### GIVEN RECORDS
** Start **

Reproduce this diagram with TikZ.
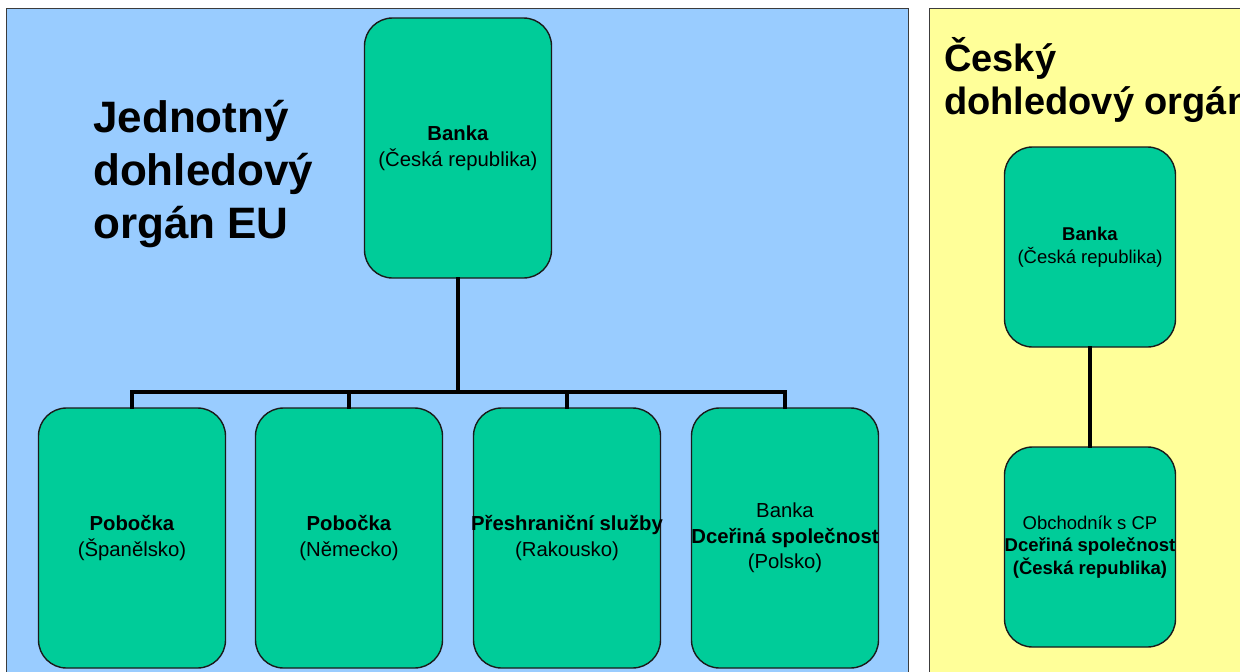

** End **
** Start **

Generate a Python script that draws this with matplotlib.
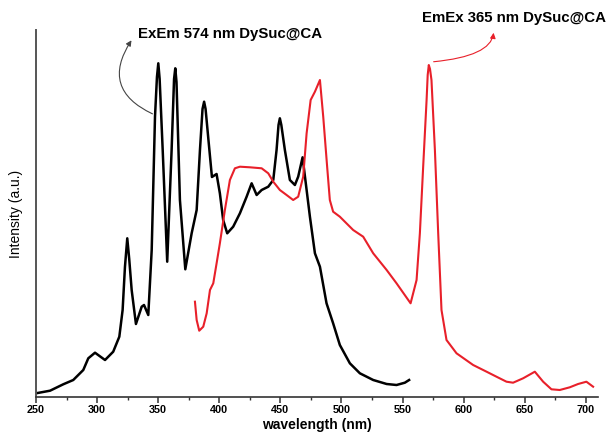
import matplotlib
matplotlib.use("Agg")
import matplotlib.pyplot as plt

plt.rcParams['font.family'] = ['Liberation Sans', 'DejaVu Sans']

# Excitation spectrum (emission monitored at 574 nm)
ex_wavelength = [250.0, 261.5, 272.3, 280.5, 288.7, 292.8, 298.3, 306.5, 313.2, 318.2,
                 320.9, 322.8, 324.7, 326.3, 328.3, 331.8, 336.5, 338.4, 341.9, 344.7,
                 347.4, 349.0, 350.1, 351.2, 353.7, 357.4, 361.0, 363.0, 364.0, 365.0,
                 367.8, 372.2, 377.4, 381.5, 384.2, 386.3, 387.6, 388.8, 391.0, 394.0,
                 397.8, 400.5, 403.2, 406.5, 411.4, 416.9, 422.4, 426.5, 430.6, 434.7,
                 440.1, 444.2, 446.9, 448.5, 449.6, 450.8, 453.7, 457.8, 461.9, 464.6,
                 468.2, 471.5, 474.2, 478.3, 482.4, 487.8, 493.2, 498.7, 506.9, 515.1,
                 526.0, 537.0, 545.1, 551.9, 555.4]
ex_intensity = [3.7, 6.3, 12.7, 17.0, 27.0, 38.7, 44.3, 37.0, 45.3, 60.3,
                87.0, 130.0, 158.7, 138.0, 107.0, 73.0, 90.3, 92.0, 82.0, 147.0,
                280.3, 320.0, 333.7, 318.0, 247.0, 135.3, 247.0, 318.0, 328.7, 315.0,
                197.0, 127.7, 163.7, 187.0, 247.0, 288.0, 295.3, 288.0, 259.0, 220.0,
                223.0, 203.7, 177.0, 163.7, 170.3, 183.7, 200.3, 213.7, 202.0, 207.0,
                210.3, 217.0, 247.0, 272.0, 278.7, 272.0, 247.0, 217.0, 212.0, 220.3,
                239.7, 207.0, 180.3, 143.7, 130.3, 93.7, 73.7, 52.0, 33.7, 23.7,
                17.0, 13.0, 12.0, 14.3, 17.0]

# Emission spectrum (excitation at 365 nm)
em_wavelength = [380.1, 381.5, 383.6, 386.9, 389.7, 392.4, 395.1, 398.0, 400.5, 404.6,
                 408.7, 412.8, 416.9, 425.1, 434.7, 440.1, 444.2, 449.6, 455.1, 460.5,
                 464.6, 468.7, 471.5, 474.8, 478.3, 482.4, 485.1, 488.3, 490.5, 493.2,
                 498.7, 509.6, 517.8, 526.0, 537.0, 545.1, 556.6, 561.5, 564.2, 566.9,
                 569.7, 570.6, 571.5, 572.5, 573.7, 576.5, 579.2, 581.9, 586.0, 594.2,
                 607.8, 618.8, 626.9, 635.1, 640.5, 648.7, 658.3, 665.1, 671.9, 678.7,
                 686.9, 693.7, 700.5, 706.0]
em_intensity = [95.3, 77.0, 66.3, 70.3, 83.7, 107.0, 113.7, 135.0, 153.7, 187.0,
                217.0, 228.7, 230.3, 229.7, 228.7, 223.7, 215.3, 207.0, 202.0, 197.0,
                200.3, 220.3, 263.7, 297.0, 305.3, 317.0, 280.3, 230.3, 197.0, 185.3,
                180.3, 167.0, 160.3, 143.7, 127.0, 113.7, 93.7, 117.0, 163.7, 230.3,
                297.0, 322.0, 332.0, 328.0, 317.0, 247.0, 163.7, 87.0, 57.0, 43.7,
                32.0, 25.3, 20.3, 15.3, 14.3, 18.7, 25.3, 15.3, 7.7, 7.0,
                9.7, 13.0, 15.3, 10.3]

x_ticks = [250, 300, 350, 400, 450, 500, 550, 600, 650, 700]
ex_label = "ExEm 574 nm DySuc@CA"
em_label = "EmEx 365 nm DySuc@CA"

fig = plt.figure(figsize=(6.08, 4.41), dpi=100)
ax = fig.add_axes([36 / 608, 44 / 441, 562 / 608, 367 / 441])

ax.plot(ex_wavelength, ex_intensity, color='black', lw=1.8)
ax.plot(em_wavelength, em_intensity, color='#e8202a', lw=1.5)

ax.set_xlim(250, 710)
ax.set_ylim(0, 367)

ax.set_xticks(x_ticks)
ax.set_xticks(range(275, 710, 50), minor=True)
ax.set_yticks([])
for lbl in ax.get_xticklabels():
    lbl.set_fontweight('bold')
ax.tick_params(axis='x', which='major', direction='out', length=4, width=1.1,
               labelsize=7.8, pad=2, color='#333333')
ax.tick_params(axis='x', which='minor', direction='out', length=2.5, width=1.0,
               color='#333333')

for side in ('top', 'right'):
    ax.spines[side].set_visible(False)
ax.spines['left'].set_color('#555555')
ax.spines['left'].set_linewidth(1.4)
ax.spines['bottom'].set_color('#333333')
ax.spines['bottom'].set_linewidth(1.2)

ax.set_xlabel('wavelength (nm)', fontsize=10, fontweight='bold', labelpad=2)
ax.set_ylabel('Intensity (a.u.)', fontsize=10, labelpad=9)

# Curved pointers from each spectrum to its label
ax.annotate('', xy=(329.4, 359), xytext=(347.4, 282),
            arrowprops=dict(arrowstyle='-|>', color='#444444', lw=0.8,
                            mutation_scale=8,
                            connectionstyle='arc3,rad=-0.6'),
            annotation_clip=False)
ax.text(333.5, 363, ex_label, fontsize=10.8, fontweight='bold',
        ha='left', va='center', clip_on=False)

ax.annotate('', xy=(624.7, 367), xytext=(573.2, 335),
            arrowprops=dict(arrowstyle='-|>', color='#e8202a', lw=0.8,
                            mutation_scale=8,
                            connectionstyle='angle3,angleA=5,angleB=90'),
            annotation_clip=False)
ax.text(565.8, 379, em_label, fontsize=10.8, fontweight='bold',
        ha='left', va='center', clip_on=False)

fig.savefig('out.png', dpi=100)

** End **

State the number of lines in these entries that include the string "matplotlib". Provide nothing beyond that number.

### EXERCISE SOLUTION
4